An Epsom Derby victor meets an Irish Derby winner and one of the best and most progressive older horses in training. That is the essence of what the King George should be. Add in a horse that’s run up the Prix De l’Arc three times; a French filly who’s won the Hong Kong Vase to add some international flavour, and a front runner to ensure there’s no hiding place and that’s precisely we’re being served at Ascot this afternoon.
It’s an enthralling clash with the added dimension that three of the six runners will be setting off from the same Freemason Lodge Stables bidding to emulate another stable companion, Conduit, who won the race last year.
Sir Michael Stoute is the trainer with the happy distinction of fielding half the runners in today’s feature but stable jockey Ryan Moore, who sticks with Epsom hero Workforce, is in little doubt that he’s aboard the right one. Having won the Derby, he also rode Harbinger to a scintillating success in the Hardwicke Stakes at Royal Ascot but even that performance was not enough to make him contemplate switching allegiance from his first Derby winner.
There’s no need to cover old ground as the fact that the Epsom form has taken several knocks has been well publicised. Amongst all the subsequent defeats and disappointments for the vanquished, however, lurks the fact that the winner won by a sizeable margin and broke the track record in the process.
Those best in the know will attest that Ryan Moore, much like Ruby Walsh on the National Hunt scene, is the best form judge amongst his peers and, while one would allow for a degree of heart-ruling-head syndrome, Moore is not renowned for his sentiment and has made a bold and unequivocal decision to stick with Workforce.
When that filters down to punters this morning and afternoon, it’s almost inevitable that the bookmakers’ decision to oppose the favourite will be met head on by a contingent of grateful punters looking to fill their boots with the highest rated horse in the race.
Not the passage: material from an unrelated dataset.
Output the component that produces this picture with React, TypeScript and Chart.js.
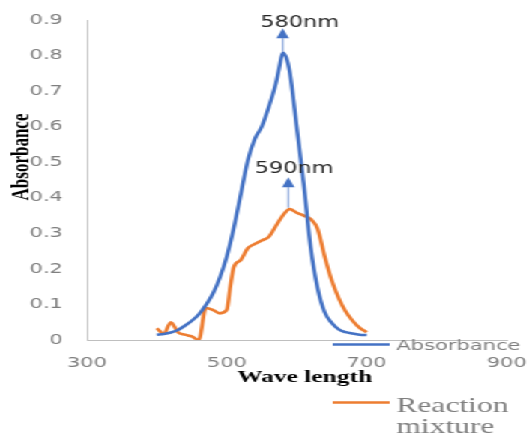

Getting him beaten will not be easy but hope springs from ground that may be a lot faster than he likes and, for a big horse that, the short straight at Ascot may not afford him the time he needs to accelerate to top speed. Harbinger, though also an imposing animal, has shown an ability to quicken very smartly and there must be a chance that he can get first run on the favourite.
The Aidan O’Brien trained Cape Blanco claimed the scalp of Workforce when the pair met in the Dante on their seasonal debut. Coming from off the pace, he won quite readily but there were excuses for the runner-up and there’s no doubt that the form of Workforce’s Epsom Derby success was a long way ahead of what he showed at York.
That said, it’d be wrong to dismiss Cape Blanco out of hand entirely. He improved to win the Curragh Classic and certainly looked to have more in the locker. That run went a long way to proving that he stays a mile and a half and he won’t be at all inconvenienced by a scorching early gallop.
His only defeat came when ploughing a disadvantaged furrow in the French Derby and he showed before and since and that he’s far better than that. In an eight-runner field, he’d have been the punters’ each-way selection but just two places restrict each-way betting.
Youmzain, for all his consistency, struggles to win races and is unlikely to rediscover the winning thread here while French raider Daryakana was a short head behind Mick Channon’s horse when they met at Saint Cloud recently and needs to improve markedly on all known form.
Workforce is likely to have to sit on the tail of the pacemaker, Confront, to maximize his chance but I’m sure Harbinger’s jockey, Olivier Peslier, will be wise to that move and he’s unlikely to allow his main rival an easy advantage.
The experts believe that the money will come for the favourite and that his stable-companion and market rival will drift. That being the case, it’s time to take a chance on Harbinger causing a minor upset as he has the advantage of experience and is on a steep upward curve.
There’s not a lot between the pair on official ratings and the form of his Hardwicke Stakes victory has been franked on numerous occasions. The colt, now thriving after an interrupted season in 2009, can finally prove himself a genuine Group 1 horse with his fourth success of the season.